This is the first of a series of Java posts, occasioned by the fact that I’m doing some Java programming for the first time in a few years.

When I first started using C++, I thought that its insistence on supporting objects that aren’t held via pointers was, frankly, a little weird. The languages that I’d probably spent the most time with prior to C++ were C and Scheme. In C, you can of course pass structs by value and allocate them on the stack, but most of the time you pass structs via pointers. And in Scheme, there isn’t a notion of objects stored on the stack at all. In C++, though, the language support for objects on the stack is front and center: the copy constructor and the assignment operator are so important that the compiler will provide them for you if you don’t define them yourself, and referenecs are omnipresent, used to get the efficiency of passing via pointer without having to explicitly take an address. So I wondered if it was a good idea, or if it was a misguided legacy of of structs in C. Why not use a simple syntax for referring to C++ objects but have them be heap-allocated behind your back, like in Scheme?

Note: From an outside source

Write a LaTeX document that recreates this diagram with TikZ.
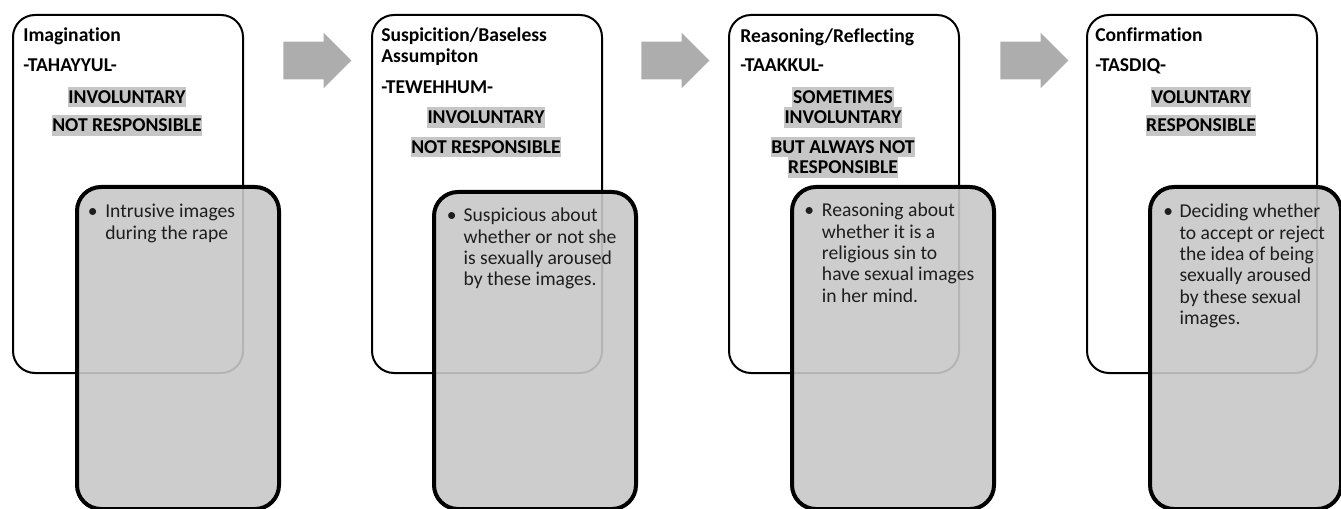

I got used to it, though. Actually, you construct objects directly in C++ much more often than you construct structs directly in C: you construct objects on the stack all the time, and it’s quite common for data members of classes to be classes. (As opposed to C, where it’s not nearly as common for a struct to have a struct as a data member.) Of course, you could have the same appearance while having heap allocation everywhere behind your back, but the more I thought about it, the less appropriate that seemed for a C offshoot: it would go against the language’s obsession with efficiency, and it might not be possible without garbage collection. (Which is another thing that I used to love, but learning C++ has made me realize that garbage collection is much more of a mixed bag than I used to think. Maybe I’ll post on that some other time.)

And now I’m using Java, and I find myself brainwashed by C++. I’m constantly worrying about returning objects – is it safe to return them without cloning them, or am I exposing too much of my internal implementation? (Which has bitten me: my last Java project involved writing a toy compiler, and program-level testing turned up something like two or three bugs that made it through the unit tests; not cloning was at the root of one of them.) And typing ‘new’ all the time bugs me. And while Java does have an analogue of the copy constructor, namely Object.clone(), it’s not nearly as easy to use. At least I think it isn’t, though I haven’t implemented it frequently enough to be sure; the techniques and division of responsibilities involved just seem bizarre to me.

Still, I’m sure I’ll get used to it soon enough, and the fact that C++ has both references and pointers has to be a sign of a design flaw. Probably Object.clone is also a design flaw, and (assuming that I accepted garbage collection) I’d ultimately prefer a language that was more like Java but with Object.clone behaving more like a C++ copy constructor. For that matter, I suppose there’s nothing preventing me in Java from doing copy constructors of my own; it might be tedious without compiler support, though. Maybe I’ll give it a try, and see if I can end up at a happy medium.